В доме на улице Кафанова часто бывала Анна Андреевна Ахматова: Фаина Георгиевна, Павла Леонтьевна и все домочадцы располагались в большой комнате, где жили мы с мамой и Татой, и Ахматова читала свои стихи, закрыв глаза, тихо-тихо, нараспев. Я ничего не понимал, но любил рассматривать кремовую брошь из яшмы на груди Анны Андреевны. Все самое лучшее, что говорили о стихах Ахматовой, я связывал с этой брошью; она ассоциировалась у меня с образом Анны Андреевны. Когда Фаина Георгиевна спрашивала: «А ты знаешь, кто это?» – я отвечал: «Мировая тетя», – воспринимая Ахматову прежде всего как обладательницу этой замечательной броши. Раневской нравился мой ответ, в нем она видела силу моего младенческого интеллекта и в Ташкенте называла Ахматову «мировая тетя». А еще Фаина Георгиевна называла Ахматову «Рабби» и, ласково, «Раббинька» – за мудрость; я отчетливо помню приглушенную, нежную интонацию ее низкого голоса: «Рабби, скажите…»

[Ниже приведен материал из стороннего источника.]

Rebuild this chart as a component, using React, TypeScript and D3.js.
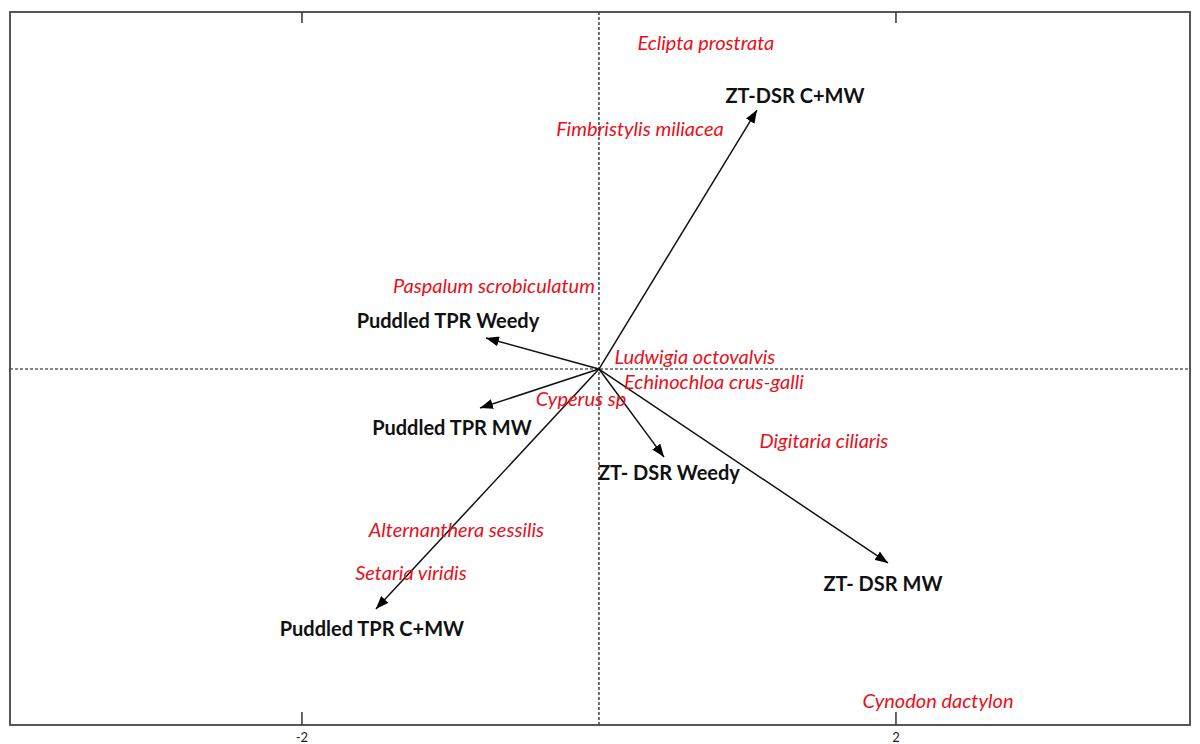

Друг Раневской – Константин Михайлов, работавший рядом с ней много лет, вспоминал:
«Раневская называла Анну Андреевну провидицей, колдуньей, иногда просто ведьмой… И однажды по секрету призналась мне, что посвятила ей – Ахматовой! – четверостишье:
О, для того ль Всевышний МэтрПоцеловал твое чело,Чтоб, спрятав нимб под черный фетр,Уселась ты на помело?Она прочла это смущенно, но с гордостью и обычной иронией…»
В 1942 году в Ташкенте был организован большой спектакль-концерт в Оперном театре, сбор от которого предназначался в фонд помощи детям.